Avec la tenue d’une enquête publique sur les circonstances bouleversantes entourant le décès de Joyce Echaquan, je me suis permis une lueur d’espoir.

Je me suis dit que les manifestations de racisme à l’endroit des membres de nos communautés au sein du réseau de la santé seraient finalement dévoilées et prouvées. J’ai pensé que l’onde de choc généralisée causée par la mort de notre sœur Joyce mènerait à une prise de conscience collective, en dépit des nombreux rapports et commissions ayant pourtant dénoncé des situations de racisme systémique. J’ai osé croire que nous serions, en tant que société, rendus au moment décisif pour amorcer un véritable virage pour briser le silence qui enveloppe trop souvent les situations tragiques que vivent nos peuples.

Mais, avec les témoignages perturbants, troublants, devant la coroner Géhane Kamel, de celles et ceux qui devaient prendre soin de Joyce, je dois avouer que le doute m’habite.

Bien sûr, il fallait s’attendre à ce que ces audiences comportent leur lot de passages difficiles à entendre. Il fallait être préparé à ce que certaines personnes n’assument pas pleinement les conséquences funestes de leurs actes.

Par ailleurs, ce qui est dévoilé publiquement depuis deux semaines confirme ce que le juge Viens a entendu.
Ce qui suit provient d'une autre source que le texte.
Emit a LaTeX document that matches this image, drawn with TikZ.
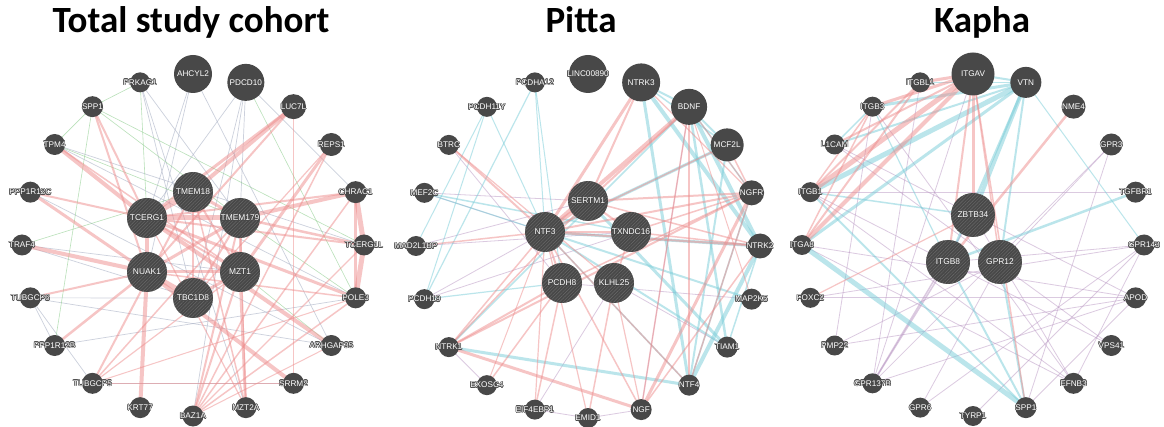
\documentclass[tikz,border=0pt]{standalone}
\usepackage{fontspec}
\newfontfamily\labf{Liberation Sans}
\newfontfamily\ttlf{Carlito}
\usetikzlibrary{calc,patterns.meta}
\definecolor{nd}{RGB}{72,72,72}
\definecolor{hatch}{RGB}{105,105,105}
\definecolor{pinkc}{RGB}{238,140,140}
\definecolor{bluec}{RGB}{120,205,216}
\definecolor{greenc}{RGB}{140,205,140}
\definecolor{purpc}{RGB}{185,150,195}
\definecolor{grayc}{RGB}{170,178,198}
\pgfdeclarelayer{bg}
\pgfdeclarelayer{edges}
\pgfsetlayers{bg,edges,main}
\newcommand\hl[1]{{\setbox0\hbox{#1}%
\def\hp##1##2{\rlap{\hskip##1\raisebox{##2}{\color{nd}\copy0}}}%
\hp{.6pt}{0pt}\hp{-.6pt}{0pt}\hp{0pt}{.6pt}\hp{0pt}{-.6pt}%
\hp{.45pt}{.45pt}\hp{-.45pt}{.45pt}\hp{.45pt}{-.45pt}\hp{-.45pt}{-.45pt}%
\color{white}\box0}}
\newcommand\nl[1]{\makebox[0pt]{\hl{#1}}}
\begin{document}
\begin{tikzpicture}[x=1pt,y=-1pt,
 ringnode/.style={circle,fill=nd,inner sep=0pt,minimum size=#1,text=white,font=\labf\fontsize{8.2}{9}\selectfont},
 hubnode/.style={circle,inner sep=0pt,minimum size=#1,preaction={fill=nd},pattern={Lines[angle=45,distance=2.4pt,line width=.45pt]},pattern color=hatch,text=white,font=\labf\fontsize{8.4}{9}\selectfont},
 ttl/.style={font=\ttlf\bfseries\fontsize{37}{40}\selectfont,text=black,anchor=base,inner sep=0pt},
 epk/.style={draw=pinkc,draw opacity=.5,line width=#1}, epk/.default=1,
 ebl/.style={draw=bluec,draw opacity=.5,line width=#1}, ebl/.default=1,
 egr/.style={draw=greenc,draw opacity=.6,line width=#1}, egr/.default=.6,
 epu/.style={draw=purpc,draw opacity=.5,line width=#1}, epu/.default=.8,
 egy/.style={draw=grayc,draw opacity=.6,line width=#1}, egy/.default=.7]
\useasboundingbox (0,0) rectangle (1164,427);
\begin{pgfonlayer}{bg}\fill[white] (0,0) rectangle (1164,427);\end{pgfonlayer}

% titles
\node[ttl] (t1) at (191,33) {Total study cohort};
\node[ttl] (t2) at (581,33) {Pitta};
\node[ttl] (t3) at (982,33) {Kapha};

% ---------- panel 1 ----------
\coordinate (C1) at (193,245);
\foreach \kk/\nm/\tx/\sz in {0/a0/AHCYL2/38pt,1/a1/PDCD10/37pt,2/a2/LUC7L/25pt,3/a3/REPS1/23pt,4/a4/CHRAC1/22pt,5/a5/TCERG1L/21pt,6/a6/POLE3/21pt,7/a7/ARHGAP35/21pt,8/a8/SRRM2/21pt,9/a9/MZT2A/21pt,10/a10/BAZ1A/21pt,11/a11/KRT77/21pt,12/a12/TUBGCP5/21pt,13/a13/PPP1R12B/21pt,14/a14/TUBGCP6/21pt,15/a15/TRAF4/21pt,16/a16/PPP1R12C/21pt,17/a17/TPM4/21pt,18/a18/SPP1/21pt,19/a19/PRKAG1/20pt}
  \node[ringnode=\sz] (\nm) at ($(C1)+({\kk*18-90}:171)$) {\nl{\tx}};
\node[hubnode=40pt] (aTM18) at (193,192) {\nl{TMEM18}};
\node[hubnode=40pt] (aTC) at (147,218) {\nl{TCERG1}};
\node[hubnode=40pt] (aTM179) at (240,218) {\nl{TMEM179}};
\node[hubnode=40pt] (aNU) at (147,272) {\nl{NUAK1}};
\node[hubnode=40pt] (aMZ) at (240,272) {\nl{MZT1}};
\node[hubnode=40pt] (aTB) at (193,298) {\nl{TBC1D8}};

% ---------- panel 2 ----------
\coordinate (C2) at (588,246);
\foreach \kk/\nm/\tx/\sz in {0/b0/LINC00890/38pt,1/b1/NTRK3/38pt,2/b2/BDNF/36pt,3/b3/MCF2L/33pt,4/b4/NGFR/25pt,5/b5/NTRK2/25pt,6/b6/MAP2K5/21pt,7/b7/TIAM1/21pt,8/b8/NTF4/21pt,9/b9/NGF/21pt,10/b10/EMID1/20pt,11/b11/EIF4EBP1/20pt,12/b12/EXOSC4/20pt,13/b13/NTRK1/20pt,14/b14/PCDH19/20pt,15/b15/MAD2L1BP/20pt,16/b16/MEF2C/20pt,17/b17/BTRC/20pt,18/b18/PCDH11Y/20pt,19/b19/PCDHA12/20pt}
  \node[ringnode=\sz] (\nm) at ($(C2)+({\kk*18-90}:172)$) {\nl{\tx}};
\node[hubnode=40pt] (bSE) at (588,201) {\nl{SERTM1}};
\node[hubnode=40pt] (bN3) at (545,232) {\nl{NTF3}};
\node[hubnode=40pt] (bTX) at (631,232) {\nl{TXNDC16}};
\node[hubnode=40pt] (bP8) at (562,283) {\nl{PCDH8}};
\node[hubnode=40pt] (bKL) at (614,283) {\nl{KLHL25}};

% ---------- panel 3 ----------
\coordinate (C3) at (973,245);
\foreach \kk/\nm/\tx/\sz in {0/c0/ITGAV/43pt,1/c1/VTN/31pt,2/c2/NME4/24pt,3/c3/GPR3/22pt,4/c4/TGFBR1/21pt,5/c5/GPR143/21pt,6/c6/APOD/21pt,7/c7/VPS41/21pt,8/c8/EFNB3/21pt,9/c9/SPP1/21pt,10/c10/TYRP1/20pt,11/c11/GPR6/20pt,12/c12/GPR137B/20pt,13/c13/PMP22/20pt,14/c14/FOXC2/20pt,15/c15/ITGA8/20pt,16/c16/ITGB1/20pt,17/c17/L1CAM/20pt,18/c18/ITGB3/20pt,19/c19/ITGBL1/20pt}
  \node[ringnode=\sz] (\nm) at ($(C3)+({\kk*18-90}:171)$) {\nl{\tx}};
\node[hubnode=44pt] (cZB) at (973,215) {\nl{ZBTB34}};
\node[hubnode=44pt] (cI8) at (948,262) {\nl{ITGB8}};
\node[hubnode=44pt] (cG12) at (1000,262) {\nl{GPR12}};

\begin{pgfonlayer}{edges}
% panel 1
\foreach \u/\v in {a19/aTM179,a19/aTB,a1/aTM179,a1/aTB,a1/aTC,a1/a4,a0/aTC,a0/aNU,a17/a6,a14/a12,a14/a7,a12/a8,a13/a6,a15/aMZ,a16/a7,a1/a10,a0/a7,a19/a9,a17/a5,a14/aTB,a15/aTB,a13/a14}
  \draw[egy] (\u.center) -- (\v.center);
\foreach \u/\v in {a19/a18,a18/a17,a18/aTM179,a17/aTM179,a18/a13,a19/aTC,a1/a6,aTM179/a6,a7/aMZ,a15/aTM18,a18/a5}
  \draw[egr] (\u.center) -- (\v.center);
\foreach \u/\v/\w in {a2/aTM18/4,a2/aTC/3,a2/aNU/2,a2/a8/1,a3/aMZ/3,a3/a10/1.5,a3/aTB/1.2,a4/aTM179/4,a4/a5/5,a5/a6/5,a4/a6/3,a4/aTC/2,a4/a10/1.5,a5/aTM179/2.5,a5/aTC/2,a5/a10/1.2,a6/aTC/3,a6/a10/1.5,a6/aNU/1.5,a6/a12/1,a7/aTC/4,a7/a10/1,a8/aNU/4,a8/a12/1,a9/aMZ/3,a9/aTM18/1.5,a9/aTC/1.2,a9/aTM179/1.2,a10/aMZ/2,a10/aTM179/2,a11/aNU/4,a12/aTM18/2,a12/aTM179/1.5,a12/aMZ/1.2,a13/aNU/2.5,a14/aNU/2,a15/aNU/4,a16/aNU/3,a16/aTC/2,a17/aTC/4,a17/aMZ/1.5,a18/aTC/2,a18/aNU/2,aTC/aTM18/5,aTC/aTM179/5,aTC/aNU/4,aNU/aTB/5,aNU/aMZ/3,aTM179/aMZ/3,aTM18/aMZ/2,aTC/aMZ/2,aTM179/aNU/3,aTM18/aTB/2,aTM179/aTB/2,aMZ/aTB/3,aTM18/aTM179/3}
  \draw[epk=\w] (\u.center) -- (\v.center);
% panel 2
\foreach \u/\v in {b14/bN3,b16/bSE,b16/bN3,b14/bTX,b12/b13,b11/b10,b15/bSE,b9/b2,b15/bTX,b17/bP8,b11/bKL,b10/b9,b6/bP8,b7/bKL}
  \draw[epu] (\u.center) -- (\v.center);
\foreach \u/\v/\w in {b1/b5/4,b1/b8/3,b1/b2/2,b1/b3/1.5,b2/b5/4,b2/b7/2.5,b2/b3/2,b2/b4/1.5,b2/b13/1.5,b3/bN3/3,b3/b8/2,b5/bN3/3,b5/b8/4,b6/bN3/2,b7/bN3/2,b7/bSE/3,b8/b13/3,b8/bN3/1.5,b14/b19/1.2,b14/b18/1,b14/bP8/1.2,b15/b18/1,b16/bTX/1.5,b16/bN3/1.2,b18/bN3/1,b19/bN3/1,b19/bP8/1,b4/b8/1.5,b5/b7/1.5}
  \draw[ebl=\w] (\u.center) -- (\v.center);
\foreach \u/\v/\w in {b1/bN3/3,b1/bSE/2,b1/b4/1.2,b2/bN3/4,b2/bSE/2,b2/b8/1.5,b2/b9/1.5,b2/b4/1.2,b2/b6/1,b3/b4/1.5,b3/bN3/1.5,b4/bN3/2,b4/bSE/2,b4/b13/2,b4/b9/3,b4/b8/1.5,b4/bP8/1.5,b4/bTX/1.5,b5/bN3/2,b5/b9/1.5,b5/bTX/1.5,b5/bSE/1.5,b8/bN3/1.5,b9/b13/3,b9/bN3/1.5,b9/bKL/1.2,b10/bN3/1.2,b10/bKL/1.5,b11/bP8/1.5,b11/bN3/1.2,b12/bP8/1.5,b12/bN3/1,b13/bN3/1.5,b13/bP8/2,b13/bSE/1.5,b15/bN3/1.5,b17/bN3/2,b17/bKL/1.2,bSE/bN3/4,bN3/bTX/2.5,bN3/bP8/2,bTX/bKL/1.5,bSE/bTX/2}
  \draw[epk=\w] (\u.center) -- (\v.center);
% panel 3
\foreach \u/\v in {c3/c12,c3/cG12,c5/cI8,c5/c14,c6/c15,c6/c12,c7/c16,c8/c18,c8/cZB,c11/c5,c13/cG12,c14/c6,c12/c19,c10/c5,c17/c7,c16/c4,c13/c18,c11/cG12,c8/c16,c9/c3,c9/c6,c8/c5,c12/c0,c15/c8,c13/c6,c6/c17}
  \draw[epu] (\u.center) -- (\v.center);
\foreach \u/\v/\w in {c12/cZB/1.5,c12/cI8/1.5}
  \draw[epu=\w] (\u.center) -- (\v.center);
\foreach \u/\v/\w in {c1/c16/5,c1/c18/3,c1/c15/3,c1/cZB/4,c1/cI8/2.5,c1/c17/2,c1/cG12/2,c0/c1/2,c15/c9/5,c16/c9/2,cI8/c9/2,cG12/c9/2,c4/cI8/2.5,c18/c17/1.5,c19/c1/1.5,c16/cZB/1.5,c18/cI8/1.2,c1/c5/1}
  \draw[ebl=\w] (\u.center) -- (\v.center);
\foreach \u/\v/\w in {c0/c16/5,c0/c15/4,c0/c18/3,c0/c19/3,c0/c17/2,c0/cZB/3,c0/cI8/2,c0/c9/1.5,c19/c16/2,c19/c15/2,c18/c16/1.5,c2/cI8/2.5,c14/cZB/1.2,c0/cG12/1.5,c18/c15/1.5}
  \draw[epk=\w] (\u.center) -- (\v.center);
\end{pgfonlayer}
\end{tikzpicture}
\end{document}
Je n’en suis nullement surpris.

Le déni du racisme et de ses conséquences est inquiétant. Ce déni est dangereux et il se déguise trop facilement sous l’insidieux raisonnement de surface : « Évitons d’en parler pour que cela ne nous divise pas davantage. »

Pourtant, nombreux sont ceux qui ont reconnu l’existence de racisme systémique dans le réseau de la santé. D’autres insistent pour dire que cette réalité n’existe pas, qu’il ne s’agit que de quelques cas isolés. Alors, faut-il comprendre qu’avant de prendre les mesures radicales qui s’imposent, il faudrait accumuler les cas de racisme rapportés, filmés et étayés ? J’ose croire que non, même si plusieurs témoignages frôlent dangereusement la banalisation. Il y a de quoi s’indigner, malgré notre résilience comme peuples autochtones, face à l’innommable.
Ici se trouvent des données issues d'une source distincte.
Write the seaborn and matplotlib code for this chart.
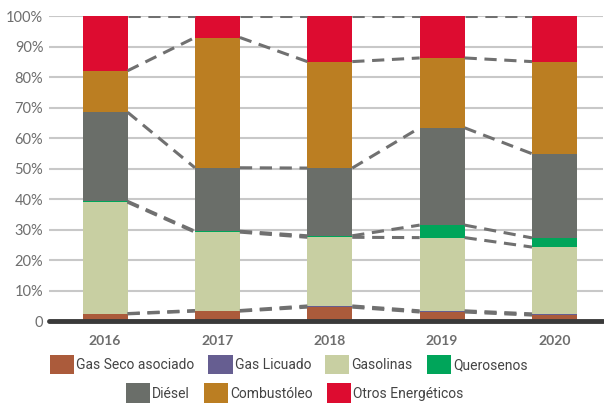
import numpy as np
import pandas as pd
import matplotlib
matplotlib.use("Agg")
import matplotlib.pyplot as plt
from matplotlib.patches import Patch
import seaborn as sns

# ---------------------------------------------------------------------------
# Data (shares in %)
# ---------------------------------------------------------------------------
years = ["2016", "2017", "2018", "2019", "2020"]
series = ["Gas Seco asociado", "Gas Licuado", "Gasolinas", "Querosenos",
          "Diésel", "Combustóleo", "Otros Energéticos"]
gas_seco = [2.4, 3.3, 4.6, 3.0, 2.0]
gas_licuado = [0.1, 0.2, 0.4, 0.4, 0.4]
gasolinas = [36.5, 25.7, 22.5, 24.0, 21.9]
querosenos = [0.3, 0.3, 0.5, 4.1, 3.0]
diesel = [29.2, 20.8, 22.2, 31.9, 27.6]
combustoleo = [13.6, 42.7, 34.9, 22.9, 30.2]
otros = [17.9, 7.0, 14.9, 13.7, 14.9]

colors = ["#AB5B3B", "#665E91", "#C8CFA2", "#00A55A",
          "#6A6E69", "#BB7E22", "#DD0C30"]

values = [gas_seco, gas_licuado, gasolinas, querosenos, diesel, combustoleo, otros]
cum = np.cumsum(np.array(values), axis=0)

sns.set_theme(style="white")
plt.rcParams["font.family"] = ["Lato", "DejaVu Sans"]

fig = plt.figure(figsize=(6.04, 4.04), dpi=100)
ax = fig.add_axes([0.081, 0.205, 0.917, 0.755])

BAR_W = 0.40
for i in range(len(series) - 1, -1, -1):
    df = pd.DataFrame({"year": years, "top": cum[i]})
    sns.barplot(data=df, x="year", y="top", color=colors[i], width=BAR_W,
                saturation=1, linewidth=0, ax=ax, zorder=3)

# series lines (dashed connectors between bar tops)
for i in range(len(series)):
    for j in range(len(years) - 1):
        ax.plot([j + BAR_W / 2, j + 1 - BAR_W / 2], [cum[i][j], cum[i][j + 1]],
                color="#707070", lw=2.2, dashes=(4, 2.5), zorder=4,
                dash_capstyle="butt")

ax.set_ylim(0, 100)
ax.set_xlim(-0.5, 4.43)
ax.set_yticks(np.arange(0, 101, 10))
ax.set_yticklabels(["0"] + [f"{v}%" for v in range(10, 101, 10)])
for v in range(10, 101, 10):
    ax.axhline(v, color="#C8C8C8", lw=1.5, zorder=1)
ax.axhline(0, color="#3A3A3A", lw=3.5, zorder=5, clip_on=False)

for s in ax.spines.values():
    s.set_visible(False)
ax.tick_params(axis="y", length=0, pad=4, labelsize=10.5, labelcolor="#6E6E6E")
ax.tick_params(axis="x", length=0, pad=10, labelsize=10, labelcolor="#6E6E6E")
for lab in ax.get_xticklabels():
    lab.set_fontweight("bold")
ax.set_xlabel("")
ax.set_ylabel("")

handles = [Patch(facecolor=c, edgecolor="none") for c in colors]
leg_kw = dict(frameon=False, handlelength=1.75, handleheight=1.75,
              handletextpad=0.15, columnspacing=1.0, labelcolor="#444444",
              borderaxespad=0,
              prop={"family": ["Roboto", "DejaVu Sans"], "size": 10})
fig.legend(handles[:4], series[:4], ncol=4, loc="center",
           bbox_to_anchor=(0.478, 0.097), **leg_kw)
fig.legend(handles[4:], series[4:], ncol=3, loc="center",
           bbox_to_anchor=(0.488, 0.027), **leg_kw)

fig.savefig("out.png", dpi=100)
Le racisme, c’est d’abord et avant tout une tare de l’esprit. Il n’est pas nécessaire que des gestes soient commis pour que des gens souffrent. En ce sens, paradoxalement, l’inaction peut aussi s’avérer un geste raciste.

Je me demande si la réalité du racisme est perceptible aux yeux et dans le cœur des citoyens et citoyennes qui n’en sont pas les victimes. Ce qui est particulièrement inquiétant est le constat de l’immense fossé entre les témoignages des usagers et ceux du personnel du réseau de la santé indiquant que cette réalité leur est complètement inconnue. Est-ce que certains milieux de travail portent en eux des dispositions faisant en sorte que les gens qui y évoluent ne voient la réalité qu’à travers l’obscurantisme ?

Pourtant, ça existe. En mars dernier, des fonctionnaires autochtones ont dénoncé, sous le couvert de l’anonymat par peur de représailles, des situations d’hostilité à leur égard au sein des ministères qui les embauchent. Le rapport sur la réalité policière au Québec, rendu public la semaine dernière, révélait que les policiers autochtones ou issus de minorités ethniques rapportent dans une bien plus grande proportion avoir été témoins d’actes de racisme au sein des services policiers. La Commission des droits de la personne et des droits de la jeunesse a reconnu et dénoncé, pas plus tard que vendredi dernier, le racisme et la discrimination systémiques que vivent les Autochtones, entre autres dans le système de santé.

Si on s’en donnait la peine, il y aurait sans doute plus d’une solution. J’ai le goût d’en proposer une. Les pratiques inspirantes guidées par le respect existent. Il faut en parler. Il faut les multiplier, mettre en pratique ces gestes collectifs et individuels respectueux de nos peuples, pour nourrir les efforts des institutions qui font le virage de la sécurisation culturelle. Reconnaissons le courage des institutions et organisations qui associent leur nom au Principe de Joyce. C’est l’horizon qu’il nous faut viser.

Alors que l’enquête de la coroner arrive à sa conclusion, malgré l’indignation et la colère, sachant que la mort tragique de notre sœur Joyce aurait pu être évitée, je crois qu’une volonté de procéder aux changements qui s’imposent, tant dans nos esprits que dans nos cœurs, est la solution.